Most of the book is about Soviet bloc operations, for whom this sort of political warfare became ever more important as their soft power waned. The less anyone believed in the communist dream, the more they had to work to smear their enemies instead. These days Putin’s Russia doesn’t even try very hard to be a beacon on a hill.It just wants everyone to look as rotten as itself. The Kremlin’s renewed efforts will ensure that Active Measures appears on the reading list of government officials and security experts. But it would be a disservice to reduce it to such a narrow space. For this is a book about something much bigger: our relationship with truth and our desire for lies.

Rid repeatedly shows how even shoddily produced disinformation gets traction if it resonates with what the target audience wants to hear. When Western peace activists in the 1960s were handed ‘evidence’ of American ‘plans’ to launch war in Europe, they decided that it didn’t matter if they were looking at a forgery, as ‘we can guess there is a document almost exactly like it’. In a more insidious way, Western media today lap up Kremlin hacks of our politicians because it satisfies the need for salacious stories — whatever the context.

The most dextrous disinformation unlocks horrible truths about our hidden attitudes. In the decades after the second world war the KGB sensed that the West had not coped with its historical anti-Semitism. Maybe a little encouragement would help to bring the poison back to the surface and get the Western allies accusing each other of housing Nazis?

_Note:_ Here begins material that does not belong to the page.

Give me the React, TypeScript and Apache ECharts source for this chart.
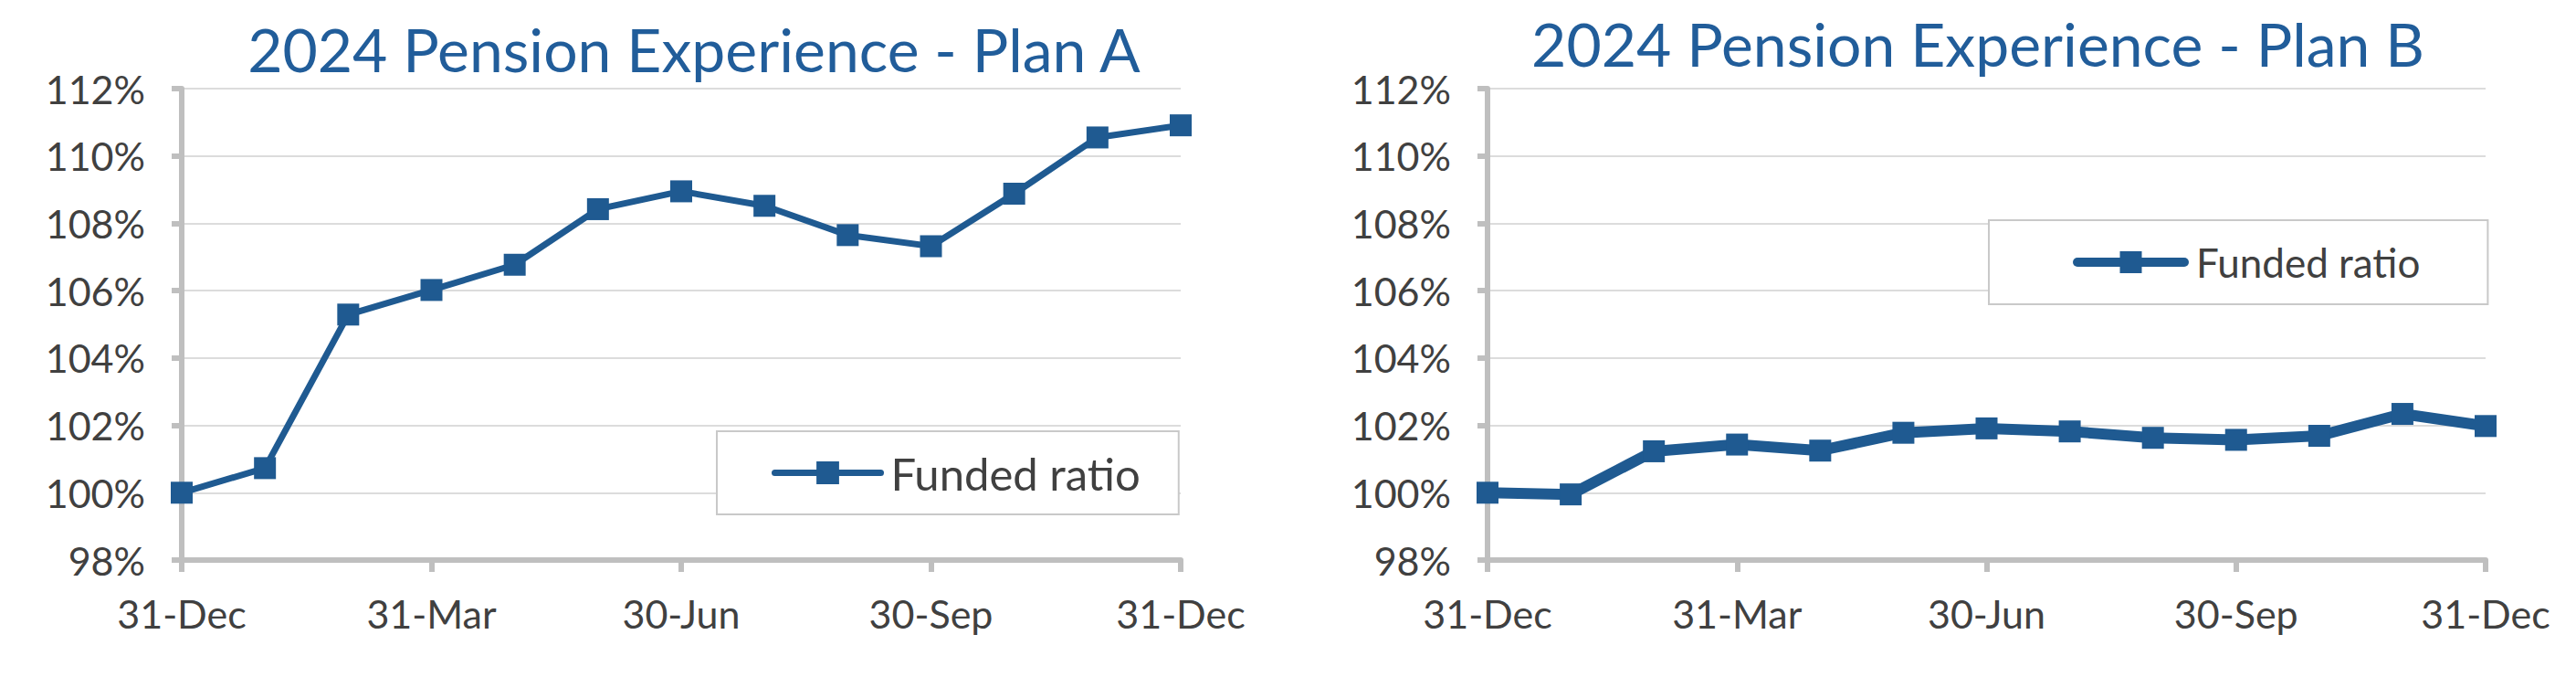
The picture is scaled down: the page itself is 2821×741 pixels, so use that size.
import React, { useEffect, useRef } from "react";
import * as echarts from "echarts";

const categories = [
  "31-Dec", "31-Jan", "29-Feb", "31-Mar", "30-Apr", "31-May", "30-Jun",
  "31-Jul", "31-Aug", "30-Sep", "31-Oct", "30-Nov", "31-Dec",
];
const planAValues = [100.0, 100.73, 105.29, 106.02, 106.77, 108.42, 108.95, 108.52, 107.65, 107.32, 108.88, 110.55, 110.91];
const planBValues = [100.0, 99.95, 101.23, 101.43, 101.25, 101.78, 101.91, 101.82, 101.63, 101.57, 101.69, 102.34, 101.98];
const yTickValues = [98, 100, 102, 104, 106, 108, 110, 112];
const yTickLabels = ["98%", "100%", "102%", "104%", "106%", "108%", "110%", "112%"];
const seriesName = "Funded ratio";
const titleA = "2024 Pension Experience - Plan A";
const titleB = "2024 Pension Experience - Plan B";

const LINE = "#1F5A91";
const TITLE = "#215D9A";
const TEXT = "#404040";
const AXIS = "#BFBFBF";
const GRID = "#DCDCDC";
const FONT = "Lato, 'Noto Sans', sans-serif";

type Cfg = {
  title: string;
  titleX: number;
  titleY: number;
  values: number[];
  gridLeft: number;
  gridRight: number;
  lineWidth: number;
  legendLeft: number;
  legendTop: number;
  legendPadding: number[];
  legendFont: number;
  legendItemWidth: number;
  legendItemHeight: number;
  legendLineWidth: number;
  legendTextPad: number;
};

function makeOption(c: Cfg): any {
  return {
    animation: false,
    backgroundColor: "#ffffff",
    graphic: [
      {
        type: "text",
        x: c.titleX,
        y: c.titleY,
        style: {
          text: c.title,
          fill: TITLE,
          fontSize: 66,
          fontFamily: FONT,
          textAlign: "center",
          textVerticalAlign: "middle",
        },
      },
    ],
    grid: { left: c.gridLeft, right: c.gridRight, top: 97, bottom: 128, containLabel: false },
    legend: {
      show: true,
      data: [seriesName],
      left: c.legendLeft,
      top: c.legendTop,
      orient: "horizontal",
      padding: c.legendPadding,
      backgroundColor: "#ffffff",
      borderColor: "#C9C9C9",
      borderWidth: 2,
      itemWidth: c.legendItemWidth,
      itemHeight: c.legendItemHeight,
      lineStyle: { width: c.legendLineWidth, cap: "round" },
      selectedMode: false,
      textStyle: {
        fontFamily: FONT,
        fontSize: c.legendFont,
        color: TEXT,
        padding: [0, 0, 0, c.legendTextPad],
      },
    },
    xAxis: {
      type: "category",
      data: categories,
      boundaryGap: false,
      axisLine: { show: true, lineStyle: { color: AXIS, width: 6 } },
      axisTick: { show: true, interval: 2, length: 13, lineStyle: { color: AXIS, width: 6 } },
      axisLabel: {
        interval: 2,
        margin: 37,
        fontFamily: FONT,
        fontSize: 43,
        color: TEXT,
      },
      splitLine: { show: false },
    },
    yAxis: {
      type: "value",
      min: yTickValues[0],
      max: yTickValues[yTickValues.length - 1],
      interval: 2,
      axisLine: { show: true, lineStyle: { color: AXIS, width: 6 } },
      axisTick: { show: true, length: 11, lineStyle: { color: AXIS, width: 6 } },
      axisLabel: {
        margin: 40,
        fontFamily: FONT,
        fontSize: 43,
        color: TEXT,
        formatter: (v: number) => {
          const i = yTickValues.indexOf(Math.round(v));
          return i >= 0 ? yTickLabels[i] : "";
        },
      },
      splitLine: { show: true, lineStyle: { color: GRID, width: 2 } },
    },
    series: [
      {
        name: seriesName,
        type: "line",
        data: c.values,
        symbol: "rect",
        symbolSize: 24,
        showAllSymbol: true,
        itemStyle: { color: LINE },
        lineStyle: { color: LINE, width: c.lineWidth },
        z: 3,
      },
    ],
  };
}

function Chart({ cfg, left, width }: { cfg: Cfg; left: number; width: number }) {
  const ref = useRef<HTMLDivElement>(null);
  useEffect(() => {
    if (!ref.current) return;
    const chart = echarts.init(ref.current, undefined, { renderer: "svg" });
    chart.setOption(makeOption(cfg));
    return () => chart.dispose();
  }, []);
  return (
    <div
      ref={ref}
      style={{ position: "absolute", left, top: 0, width, height: 741 }}
    />
  );
}

const cfgA: Cfg = {
  title: titleA,
  titleX: 760,
  titleY: 53,
  values: planAValues,
  gridLeft: 199,
  gridRight: 117,
  lineWidth: 7,
  legendLeft: 785,
  legendTop: 472,
  legendPadding: [21, 42, 21, 60],
  legendFont: 49,
  legendItemWidth: 116,
  legendItemHeight: 31,
  legendLineWidth: 7,
  legendTextPad: 6,
};

const cfgB: Cfg = {
  title: titleB,
  titleX: 2166 - 1410,
  titleY: 47,
  values: planBValues,
  gridLeft: 219,
  gridRight: 99,
  lineWidth: 12,
  legendLeft: 768,
  legendTop: 241,
  legendPadding: [24, 74, 24, 92],
  legendFont: 44,
  legendItemWidth: 117,
  legendItemHeight: 30,
  legendLineWidth: 10,
  legendTextPad: 8,
};

export default function App() {
  return (
    <div
      style={{
        position: "fixed",
        left: 0,
        top: 0,
        width: 2821,
        height: 741,
        background: "#ffffff",
        overflow: "hidden",
      }}
    >
      <Chart cfg={cfgA} left={0} width={1410} />
      <Chart cfg={cfgB} left={1410} width={1411} />
    </div>
  );
}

The KGB first experimented back home: they daubed Nazi slogans in a village near Moscow. Most locals were shocked, but a small number were inspired to become anti-Semitic activists all on their own. The campaign was rolled out internationally. Swastikas appeared on synagogues in West Germany and the US. Jewish families received hate mail. Anti-Semitic leaflets were printed — and were soon being enthusiastically shared.